▸ **Task brief**:
Where a line below holds the string "chart", copy that line.
+++ Dataset extract +++
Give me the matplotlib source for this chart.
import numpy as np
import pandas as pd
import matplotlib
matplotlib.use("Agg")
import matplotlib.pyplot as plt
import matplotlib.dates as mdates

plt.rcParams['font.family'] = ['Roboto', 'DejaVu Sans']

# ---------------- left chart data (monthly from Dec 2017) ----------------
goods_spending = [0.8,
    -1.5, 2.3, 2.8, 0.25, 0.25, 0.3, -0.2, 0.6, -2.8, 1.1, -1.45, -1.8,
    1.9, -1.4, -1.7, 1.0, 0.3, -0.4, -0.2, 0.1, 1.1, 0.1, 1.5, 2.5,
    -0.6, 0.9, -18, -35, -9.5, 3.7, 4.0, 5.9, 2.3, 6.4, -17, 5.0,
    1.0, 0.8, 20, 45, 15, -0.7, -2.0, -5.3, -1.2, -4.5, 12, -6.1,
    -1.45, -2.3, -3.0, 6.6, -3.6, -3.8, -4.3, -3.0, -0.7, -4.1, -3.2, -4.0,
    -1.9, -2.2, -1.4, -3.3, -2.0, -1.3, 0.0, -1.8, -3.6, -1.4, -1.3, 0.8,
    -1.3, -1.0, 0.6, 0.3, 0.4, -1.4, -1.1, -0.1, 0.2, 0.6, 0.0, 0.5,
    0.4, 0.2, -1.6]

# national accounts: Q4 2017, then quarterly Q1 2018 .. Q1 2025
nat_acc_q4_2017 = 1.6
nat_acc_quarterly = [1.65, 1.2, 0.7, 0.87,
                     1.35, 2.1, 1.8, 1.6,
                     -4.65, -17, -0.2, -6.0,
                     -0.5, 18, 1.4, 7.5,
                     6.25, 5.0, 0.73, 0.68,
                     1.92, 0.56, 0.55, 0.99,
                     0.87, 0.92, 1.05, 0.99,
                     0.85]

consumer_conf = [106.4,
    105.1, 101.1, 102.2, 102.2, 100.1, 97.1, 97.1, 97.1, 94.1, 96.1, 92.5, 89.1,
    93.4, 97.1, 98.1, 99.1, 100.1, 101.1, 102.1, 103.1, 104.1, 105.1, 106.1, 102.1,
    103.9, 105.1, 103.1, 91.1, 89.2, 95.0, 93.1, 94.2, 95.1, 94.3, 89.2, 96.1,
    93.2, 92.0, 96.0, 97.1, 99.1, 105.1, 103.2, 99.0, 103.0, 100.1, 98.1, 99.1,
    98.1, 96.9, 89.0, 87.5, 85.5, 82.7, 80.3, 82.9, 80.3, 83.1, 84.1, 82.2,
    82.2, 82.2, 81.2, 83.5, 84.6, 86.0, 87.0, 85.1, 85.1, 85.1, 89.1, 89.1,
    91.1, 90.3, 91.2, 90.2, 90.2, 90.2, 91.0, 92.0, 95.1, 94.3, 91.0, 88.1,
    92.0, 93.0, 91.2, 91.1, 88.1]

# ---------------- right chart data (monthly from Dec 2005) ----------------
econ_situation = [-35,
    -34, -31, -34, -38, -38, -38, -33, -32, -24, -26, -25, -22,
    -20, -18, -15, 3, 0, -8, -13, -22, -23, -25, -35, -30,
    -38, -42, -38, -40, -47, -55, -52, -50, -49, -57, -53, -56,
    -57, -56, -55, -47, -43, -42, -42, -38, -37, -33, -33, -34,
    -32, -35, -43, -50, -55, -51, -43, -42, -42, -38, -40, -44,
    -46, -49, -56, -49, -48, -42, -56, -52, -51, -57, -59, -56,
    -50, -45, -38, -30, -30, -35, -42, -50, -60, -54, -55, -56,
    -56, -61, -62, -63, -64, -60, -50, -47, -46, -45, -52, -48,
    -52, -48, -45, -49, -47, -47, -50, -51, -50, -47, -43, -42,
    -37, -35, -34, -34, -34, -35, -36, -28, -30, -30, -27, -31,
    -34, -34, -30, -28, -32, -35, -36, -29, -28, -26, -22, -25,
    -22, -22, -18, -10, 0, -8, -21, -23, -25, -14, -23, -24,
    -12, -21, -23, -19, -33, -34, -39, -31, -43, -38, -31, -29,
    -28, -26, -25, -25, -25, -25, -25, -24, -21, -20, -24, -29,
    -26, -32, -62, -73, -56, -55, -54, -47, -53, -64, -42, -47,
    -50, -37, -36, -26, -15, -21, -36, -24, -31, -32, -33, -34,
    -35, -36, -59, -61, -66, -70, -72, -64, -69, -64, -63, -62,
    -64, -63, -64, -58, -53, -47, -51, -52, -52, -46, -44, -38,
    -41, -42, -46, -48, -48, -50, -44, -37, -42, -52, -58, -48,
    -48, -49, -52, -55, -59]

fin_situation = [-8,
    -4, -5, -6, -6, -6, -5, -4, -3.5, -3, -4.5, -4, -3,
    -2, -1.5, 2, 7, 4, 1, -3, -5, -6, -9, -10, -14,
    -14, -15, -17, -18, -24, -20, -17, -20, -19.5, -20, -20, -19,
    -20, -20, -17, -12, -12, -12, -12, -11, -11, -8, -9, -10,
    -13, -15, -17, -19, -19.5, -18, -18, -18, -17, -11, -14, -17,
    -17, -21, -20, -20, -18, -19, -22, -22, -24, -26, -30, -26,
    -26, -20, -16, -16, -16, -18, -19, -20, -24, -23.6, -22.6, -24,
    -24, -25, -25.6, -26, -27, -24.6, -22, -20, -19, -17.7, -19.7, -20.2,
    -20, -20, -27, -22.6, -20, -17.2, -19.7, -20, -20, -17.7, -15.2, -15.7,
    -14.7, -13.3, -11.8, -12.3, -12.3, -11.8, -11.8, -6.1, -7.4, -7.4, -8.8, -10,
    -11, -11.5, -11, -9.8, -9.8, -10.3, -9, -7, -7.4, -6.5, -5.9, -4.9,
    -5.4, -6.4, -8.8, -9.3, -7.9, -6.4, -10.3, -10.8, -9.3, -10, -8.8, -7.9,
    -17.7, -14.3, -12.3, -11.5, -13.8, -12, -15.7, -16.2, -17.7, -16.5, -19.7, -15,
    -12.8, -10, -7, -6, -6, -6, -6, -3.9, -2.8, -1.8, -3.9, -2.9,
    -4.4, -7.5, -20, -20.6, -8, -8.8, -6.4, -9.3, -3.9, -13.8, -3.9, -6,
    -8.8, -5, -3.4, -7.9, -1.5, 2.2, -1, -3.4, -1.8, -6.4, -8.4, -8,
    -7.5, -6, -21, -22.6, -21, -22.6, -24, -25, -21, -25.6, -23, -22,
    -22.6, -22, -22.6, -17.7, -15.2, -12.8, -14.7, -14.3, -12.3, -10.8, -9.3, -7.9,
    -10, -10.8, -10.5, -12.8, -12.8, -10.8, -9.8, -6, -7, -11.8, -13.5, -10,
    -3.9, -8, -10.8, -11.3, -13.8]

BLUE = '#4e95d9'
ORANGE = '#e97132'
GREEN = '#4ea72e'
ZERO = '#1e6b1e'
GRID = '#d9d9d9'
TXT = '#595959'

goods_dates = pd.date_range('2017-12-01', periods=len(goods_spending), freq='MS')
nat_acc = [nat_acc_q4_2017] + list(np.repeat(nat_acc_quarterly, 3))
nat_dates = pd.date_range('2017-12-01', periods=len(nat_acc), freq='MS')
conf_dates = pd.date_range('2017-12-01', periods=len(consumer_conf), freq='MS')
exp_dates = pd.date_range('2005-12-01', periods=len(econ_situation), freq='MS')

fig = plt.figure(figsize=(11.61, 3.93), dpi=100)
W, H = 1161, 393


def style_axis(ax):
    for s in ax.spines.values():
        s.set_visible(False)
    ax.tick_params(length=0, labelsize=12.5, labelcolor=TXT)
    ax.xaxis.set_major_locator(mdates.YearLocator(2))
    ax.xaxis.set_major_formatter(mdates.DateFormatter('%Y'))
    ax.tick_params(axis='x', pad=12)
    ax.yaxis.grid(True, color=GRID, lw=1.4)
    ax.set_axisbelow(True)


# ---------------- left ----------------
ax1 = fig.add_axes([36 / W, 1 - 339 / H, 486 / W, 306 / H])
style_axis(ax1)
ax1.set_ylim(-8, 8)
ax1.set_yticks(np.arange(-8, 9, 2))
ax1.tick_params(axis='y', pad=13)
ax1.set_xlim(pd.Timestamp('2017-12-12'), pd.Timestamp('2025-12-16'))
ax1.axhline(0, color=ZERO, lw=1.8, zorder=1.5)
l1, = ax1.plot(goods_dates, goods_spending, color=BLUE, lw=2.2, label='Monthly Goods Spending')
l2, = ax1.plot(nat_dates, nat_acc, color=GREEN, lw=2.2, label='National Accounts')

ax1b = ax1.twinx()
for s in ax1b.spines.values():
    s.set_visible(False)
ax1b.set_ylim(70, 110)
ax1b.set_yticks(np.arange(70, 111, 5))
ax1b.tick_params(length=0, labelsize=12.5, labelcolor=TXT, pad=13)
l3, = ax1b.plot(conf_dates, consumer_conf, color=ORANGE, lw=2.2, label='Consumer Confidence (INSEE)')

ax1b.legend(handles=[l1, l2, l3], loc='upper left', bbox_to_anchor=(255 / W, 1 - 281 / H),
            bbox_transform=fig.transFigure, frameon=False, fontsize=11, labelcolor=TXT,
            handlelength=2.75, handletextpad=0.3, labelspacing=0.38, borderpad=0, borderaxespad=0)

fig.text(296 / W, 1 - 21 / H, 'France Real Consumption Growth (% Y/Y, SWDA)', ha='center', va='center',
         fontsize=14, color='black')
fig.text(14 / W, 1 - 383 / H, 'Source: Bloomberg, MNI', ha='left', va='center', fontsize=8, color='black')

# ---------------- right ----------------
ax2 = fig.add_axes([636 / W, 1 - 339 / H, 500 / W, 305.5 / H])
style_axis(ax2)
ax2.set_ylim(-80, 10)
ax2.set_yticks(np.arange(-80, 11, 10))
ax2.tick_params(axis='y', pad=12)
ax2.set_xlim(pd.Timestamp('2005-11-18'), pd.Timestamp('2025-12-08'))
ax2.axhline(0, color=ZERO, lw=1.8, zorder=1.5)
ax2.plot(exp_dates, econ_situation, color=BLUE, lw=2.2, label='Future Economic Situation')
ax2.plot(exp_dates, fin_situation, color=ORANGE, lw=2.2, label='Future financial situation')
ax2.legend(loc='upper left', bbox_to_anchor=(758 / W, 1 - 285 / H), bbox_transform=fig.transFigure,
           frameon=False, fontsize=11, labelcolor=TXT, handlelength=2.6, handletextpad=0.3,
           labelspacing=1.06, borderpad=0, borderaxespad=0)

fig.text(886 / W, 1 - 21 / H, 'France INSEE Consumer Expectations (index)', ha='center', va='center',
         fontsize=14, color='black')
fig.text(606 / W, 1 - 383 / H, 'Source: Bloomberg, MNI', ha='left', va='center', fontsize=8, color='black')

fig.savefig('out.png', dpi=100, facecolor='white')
+++
▸ **Written answer**:
Give me the matplotlib source for this chart.
# ---------------- left chart data (monthly from Dec 2017) ----------------
# ---------------- right chart data (monthly from Dec 2005) ----------------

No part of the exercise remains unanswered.